> YOUR INSTRUCTIONS
Print the listing from its top line through the line containing "import plotly.graph_objects as go", nothing more, and leave out the pictures.

================

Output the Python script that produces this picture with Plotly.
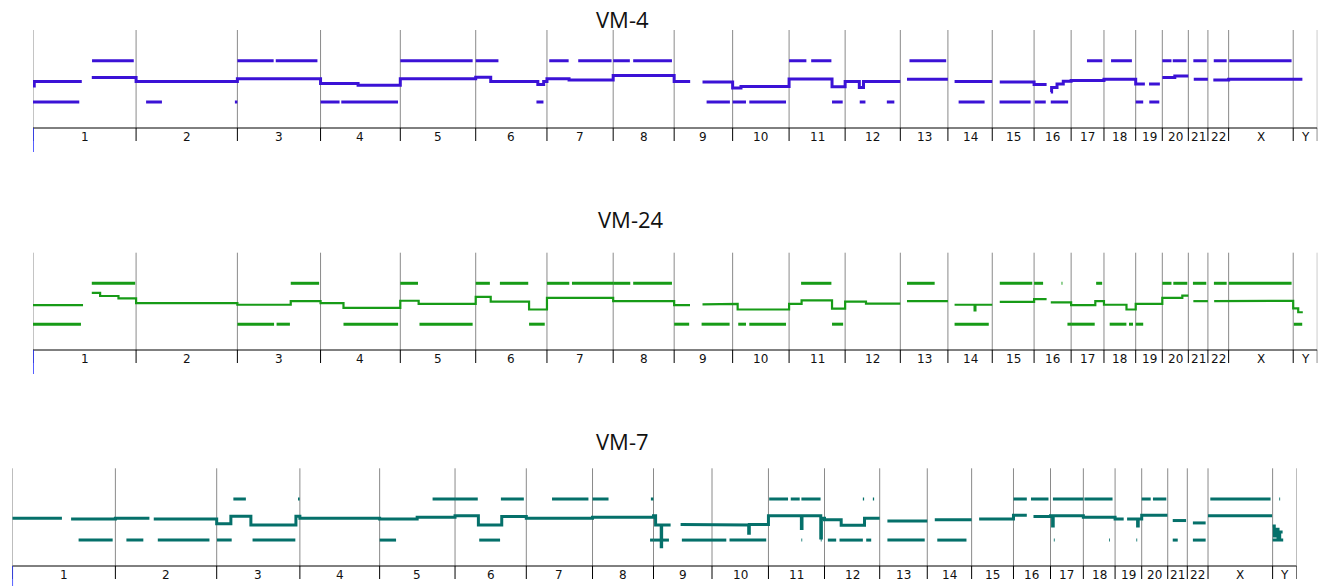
import plotly.graph_objects as go

# ---------------- data ----------------
CHROMS = ["1", "2", "3", "4", "5", "6", "7", "8", "9", "10", "11", "12",
          "13", "14", "15", "16", "17", "18", "19", "20", "21", "22", "X", "Y"]
CHROM_LEN_MB = [247.25, 242.95, 199.50, 191.27, 180.86, 170.90, 158.82, 146.27,
                140.27, 135.37, 134.45, 132.35, 114.14, 106.37, 100.34, 88.83,
                78.77, 76.12, 63.81, 62.44, 46.94, 49.69, 154.91, 57.77]

# log2-ratio profile segments: (chromosome, start Mb, end Mb, level)
VM4_PROFILE = [
    ("1", 0, 3, -0.15), ("1", 3, 117, -0.04), ("1", 141, 247.25, 0.06),
    ("2", 0, 242.95, -0.04), ("3", 0, 199.5, 0.03),
    ("4", 0, 90, -0.09), ("4", 90, 191.27, -0.13), ("5", 0, 180.86, 0.03),
    ("6", 0, 36, 0.07), ("6", 36, 149, -0.04), ("6", 149, 163, -0.11), ("6", 163, 170.9, -0.04),
    ("7", 0, 53, 0.03), ("7", 53, 158.82, 0.0), ("8", 0, 146.27, 0.11),
    ("9", 0, 38.4, -0.04), ("9", 68, 140.27, -0.05),
    ("10", 0, 20, -0.2), ("10", 20, 135.37, -0.16),
    ("11", 0, 103, 0.025), ("11", 103, 134.45, -0.17),
    ("12", 0, 34, -0.04), ("12", 34, 44, -0.19), ("12", 44, 132.35, -0.04),
    ("13", 16, 114.14, 0.02), ("14", 16, 106.37, -0.04), ("15", 18, 100.34, -0.05),
    ("16", 0, 30, -0.11), ("16", 40, 42, -0.3), ("16", 42, 55, -0.19), ("16", 55, 70, -0.1),
    ("16", 70, 88.83, -0.03),
    ("17", 0, 78.77, -0.01), ("18", 0, 76.12, 0.02),
    ("19", 0, 22, -0.1), ("19", 32, 58, -0.1),
    ("20", 0, 30, 0.06), ("20", 30, 62.44, 0.1),
    ("21", 13, 46.94, 0.02), ("22", 13, 49.69, 0.0), ("X", 0, 154.91, 0.02), ("Y", 0, 22, 0.02),
]
VM4_GAINS = [
    ("1", 141.6, 241.7), ("3", 0, 87), ("3", 92, 192), ("5", 0, 173.5), ("6", 0, 54.5),
    ("7", 5.5, 52), ("7", 75, 155), ("8", 0, 40), ("8", 48, 141), ("11", 0, 41.5),
    ("11", 53, 101.5), ("13", 22, 110), ("17", 38, 75), ("18", 17, 67), ("20", 0, 22),
    ("20", 25, 58), ("21", 12, 44), ("22", 14, 45), ("X", 1.5, 151),
]
VM4_LOSSES = [
    ("1", 0, 111), ("2", 24, 62), ("2", 237, 242.95), ("4", 0, 45.6), ("4", 49.7, 185.8),
    ("6", 145.7, 162.5), ("9", 77.8, 133.7), ("10", 0, 32), ("10", 40, 128),
    ("11", 103, 128.6), ("12", 35, 48.7), ("12", 100, 118), ("14", 25.7, 88),
    ("15", 17.5, 92), ("16", 1.7, 28), ("16", 40, 81.6), ("19", 0, 18), ("19", 32.6, 56.6),
]

VM24_PROFILE = [
    ("1", 0, 120, -0.07), ("1", 141, 161, 0.24), ("1", 161, 205, 0.16), ("1", 205, 247.25, 0.1),
    ("2", 0, 242.95, -0.02), ("3", 0, 128, -0.06), ("3", 128, 199.5, 0.03),
    ("4", 0, 55, -0.02), ("4", 55, 191.27, -0.14), ("5", 0, 44, 0.04), ("5", 44, 180.86, -0.04),
    ("6", 0, 36, 0.14), ("6", 36, 128, 0.02), ("6", 128, 170.9, -0.18),
    ("7", 0, 158.82, 0.11), ("8", 0, 146.27, 0.03),
    ("9", 0, 38, -0.07), ("9", 68, 140.27, -0.05),
    ("10", 0, 12, -0.04), ("10", 12, 135.37, -0.18),
    ("11", 0, 30, -0.04), ("11", 30, 103, 0.05), ("11", 103, 134.45, -0.16),
    ("12", 0, 50, 0.02), ("12", 50, 132.35, -0.03), ("13", 16, 114.14, 0.03),
    ("14", 16, 64, -0.06), ("14", 64, 66, -0.2), ("14", 66, 106.37, -0.06),
    ("15", 18, 100.34, 0.01), ("16", 0, 30, 0.08), ("16", 40, 88.83, 0.0),
    ("17", 0, 58, -0.07), ("17", 58, 78.77, 0.03), ("18", 0, 54, -0.06), ("18", 54, 76.12, -0.18),
    ("19", 0, 63.81, -0.04), ("20", 0, 48, 0.11), ("20", 48, 62.44, 0.17),
    ("21", 12, 46.94, 0.03), ("22", 15, 49.69, 0.03), ("X", 0, 154.91, 0.04),
    ("Y", 0, 12, -0.15), ("Y", 12, 23, -0.25),
]
VM24_GAINS = [
    ("1", 141, 245), ("3", 128, 196), ("5", 0, 42.5), ("6", 0, 34), ("6", 58, 126),
    ("7", 0, 53.6), ("7", 60, 158.8), ("8", 0, 41), ("8", 48, 141), ("11", 28.8, 101.5),
    ("13", 16, 82.4), ("15", 18, 96), ("16", 0, 21.6), ("16", 65.8, 68), ("17", 60, 74.4),
    ("20", 0, 22), ("20", 26.4, 60), ("21", 11, 43), ("22", 14.4, 45), ("X", 0.7, 151),
]
VM24_LOSSES = [
    ("1", 0, 115), ("3", 0, 88), ("3", 94, 126), ("4", 55, 186), ("5", 46, 173.5),
    ("6", 128, 165.6), ("9", 0, 36), ("9", 65.8, 133), ("10", 13.4, 32), ("10", 40, 128),
    ("11", 103, 129.6), ("14", 16, 98), ("16", 80, 88.83), ("17", 0, 56.6),
    ("18", 13.7, 53.8), ("18", 60, 69.6), ("19", 0, 18), ("Y", 1.4, 21.6),
]

VM7_PROFILE = [
    ("1", 0, 119, 0.0), ("1", 141, 247.25, -0.02), ("2", 0, 81.6, 0.0), ("2", 92, 242.95, -0.02),
    ("3", 0, 34, -0.14), ("3", 34, 82, 0.05), ("3", 82, 190, -0.17), ("3", 190, 199.5, 0.05),
    ("4", 0, 191.27, 0.0), ("5", 0, 90, -0.02), ("5", 90, 180.86, 0.02),
    ("6", 0, 56, 0.06), ("6", 56, 112, -0.17), ("6", 112, 170.9, 0.04),
    ("7", 0, 158.82, 0.0), ("8", 0, 146.27, 0.02),
    ("9", 0, 5, 0.06), ("9", 5, 18.5, -0.17), ("9", 18.5, 19.5, -0.72), ("9", 19.5, 41, -0.17),
    ("9", 65, 140.27, -0.16),
    ("10", 0, 88, -0.17), ("10", 88, 89.5, -0.38), ("10", 89.5, 135.37, -0.16),
    ("11", 0, 79, 0.06), ("11", 79, 80.5, -0.26), ("11", 80.5, 125.5, 0.06),
    ("11", 125.5, 127, -0.5), ("11", 127, 134.45, 0.0),
    ("12", 0, 40, -0.04), ("12", 40, 96, -0.18), ("12", 96, 132.35, 0.0),
    ("13", 18.5, 114.14, -0.07), ("14", 18, 106.37, -0.04), ("15", 18, 100.34, -0.02),
    ("16", 0, 32, 0.07), ("16", 48, 88.83, 0.04),
    ("17", 0, 5, 0.06), ("17", 5, 6.5, -0.2), ("17", 6.5, 78.77, 0.06),
    ("18", 0, 76.12, 0.02),
    ("19", 0, 20.6, -0.02), ("19", 28.8, 54, -0.02), ("19", 54, 55.5, -0.2), ("19", 55.5, 63.81, -0.02),
    ("20", 0, 61.7, 0.07), ("21", 12, 44, -0.06), ("22", 13.4, 44, -0.12),
    ("X", 0, 153.6, 0.06),
    ("Y", 0, 4, -0.2), ("Y", 4, 8, -0.45), ("Y", 8, 13, -0.28), ("Y", 13, 17, -0.5), ("Y", 17, 24, -0.35),
]
VM7_GAINS = [
    ("3", 40, 70), ("3", 195, 199), ("5", 127, 180.86), ("6", 0, 54.5), ("6", 110, 165),
    ("7", 61.7, 149), ("8", 0, 38.4), ("8", 140, 146), ("11", 1.7, 47), ("11", 53.5, 75),
    ("11", 79, 125), ("12", 92, 95), ("12", 116, 119), ("16", 0, 32), ("16", 42, 84),
    ("17", 5.8, 78.77), ("18", 2.4, 70), ("20", 0, 21.6), ("20", 27, 59), ("X", 5.5, 150),
    ("Y", 16, 18),
]
VM7_LOSSES = [
    ("1", 159, 240.7), ("2", 26.4, 67), ("2", 101.7, 225.6), ("3", 0.7, 36), ("3", 86, 188.6),
    ("5", 0, 39.4), ("6", 58, 108), ("8", 138, 146.27), ("9", 0, 37), ("9", 68, 140.27),
    ("10", 0, 34.3), ("10", 42, 130), ("11", 79, 81), ("11", 125.5, 127.5), ("12", 8, 28),
    ("12", 36, 92), ("12", 100, 112), ("13", 18.5, 108), ("14", 24, 94), ("17", 8, 10),
    ("18", 61.7, 63.7), ("19", 51, 53), ("21", 12, 24), ("22", 13.4, 44), ("Y", 0, 25.4),
]

# ---------------- geometry / style ----------------
W, H = 1323, 586
GAIN_Y, LOSS_Y = 0.48, -0.55
Y_RANGE = [-1.2, 1.25]

OFF = {}
acc = 0.0
for c, L in zip(CHROMS, CHROM_LEN_MB):
    OFF[c] = acc
    acc += L
TOTAL = acc
BOUNDS = [OFF[c] for c in CHROMS] + [TOTAL]

PANELS = [
    dict(name="VM-4", color="#3b12d6", prof=VM4_PROFILE, gains=VM4_GAINS, losses=VM4_LOSSES,
         x0=33, x1=1317.3, top=30, bot=128, tx=622, ty=19, blue=24, lw=3),
    dict(name="VM-24", color="#179b17", prof=VM24_PROFILE, gains=VM24_GAINS, losses=VM24_LOSSES,
         x0=33, x1=1317.3, top=252.7, bot=350, tx=631, ty=219, blue=24, lw=2.2),
    dict(name="VM-7", color="#05706a", prof=VM7_PROFILE, gains=VM7_GAINS, losses=VM7_LOSSES,
         x0=12.3, x1=1296.7, top=468.3, bot=566, tx=622, ty=441, blue=20, lw=3),
]


def gx(ch, pos):
    return OFF[ch] + pos


def profile_xy(segs):
    xs, ys, prev = [], [], None
    for ch, s, e, v in segs:
        a, b = gx(ch, s), gx(ch, e)
        if prev is not None and abs(a - prev) > 1e-6:
            xs.append(None); ys.append(None)
        xs += [a, b]; ys += [v, v]
        prev = b
    return xs, ys


def bars_xy(segs, y):
    xs, ys = [], []
    for ch, s, e in segs:
        xs += [gx(ch, s), gx(ch, e), None]
        ys += [y, y, None]
    return xs, ys


fig = go.Figure()
shapes, annos = [], []
layout = {}

for i, p in enumerate(PANELS, start=1):
    sx = "" if i == 1 else str(i)
    xa, ya = "x" + sx, "y" + sx
    ph = p["bot"] - p["top"]
    layout["xaxis" + sx] = dict(domain=[p["x0"] / W, p["x1"] / W], range=[0, TOTAL],
                                visible=False, anchor=ya, fixedrange=True)
    layout["yaxis" + sx] = dict(domain=[1 - p["bot"] / H, 1 - p["top"] / H], range=Y_RANGE,
                                visible=False, anchor=xa, fixedrange=True)

    # chromosome boundaries and ticks
    for b in BOUNDS:
        shapes.append(dict(type="line", xref=xa, yref=ya + " domain", x0=b, x1=b, y0=0, y1=1,
                           line=dict(color="#8a8a8a", width=1), layer="below"))
        shapes.append(dict(type="line", xref=xa, yref=ya + " domain", x0=b, x1=b, y0=-13 / ph, y1=0,
                           line=dict(color="#000000", width=1)))
    shapes.append(dict(type="line", xref=xa, yref=ya + " domain", x0=0, x1=TOTAL, y0=0, y1=0,
                       line=dict(color="#000000", width=1)))
    shapes.append(dict(type="line", xref=xa, yref=ya + " domain", x0=0, x1=0, y0=-p["blue"] / ph, y1=0,
                       line=dict(color="#1f2dff", width=1.5)))

    for c, L in zip(CHROMS, CHROM_LEN_MB):
        annos.append(dict(x=OFF[c] + L / 2, y=-8.5 / ph, xref=xa, yref=ya + " domain", text=c,
                          showarrow=False, xanchor="center", yanchor="middle",
                          font=dict(family="DejaVu Sans", size=12, color="#111111")))

    annos.append(dict(x=p["tx"] / W, y=1 - p["ty"] / H, xref="paper", yref="paper", text=p["name"],
                      showarrow=False, xanchor="center", yanchor="middle",
                      font=dict(family="Open Sans", size=22, color="#111111")))

    gxs, gys = bars_xy(p["gains"], GAIN_Y)
    lxs, lys = bars_xy(p["losses"], LOSS_Y)
    fig.add_trace(go.Scatter(x=gxs, y=gys, xaxis=xa, yaxis=ya, mode="lines",
                             line=dict(color=p["color"], width=3), hoverinfo="skip", showlegend=False))
    fig.add_trace(go.Scatter(x=lxs, y=lys, xaxis=xa, yaxis=ya, mode="lines",
                             line=dict(color=p["color"], width=3), hoverinfo="skip", showlegend=False))
    pxs, pys = profile_xy(p["prof"])
    fig.add_trace(go.Scatter(x=pxs, y=pys, xaxis=xa, yaxis=ya, mode="lines",
                             line=dict(color=p["color"], width=p["lw"]), hoverinfo="skip",
                             showlegend=False, name=p["name"]))

fig.update_layout(width=W, height=H, margin=dict(l=0, r=0, t=0, b=0),
                  paper_bgcolor="white", plot_bgcolor="white",
                  shapes=shapes, annotations=annos, **layout)

fig.write_html("out.html", config={"displayModeBar": False})

# remove the browser's default page margin so the figure sits at the window origin
with open("out.html", "r", encoding="utf-8") as fh:
    html = fh.read()
html = html.replace("<head>", "<head><style>html,body{margin:0;padding:0;overflow:hidden;}</style>", 1)
with open("out.html", "w", encoding="utf-8") as fh:
    fh.write(html)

================

> TASK RESPONSE
Output the Python script that produces this picture with Plotly.
import plotly.graph_objects as go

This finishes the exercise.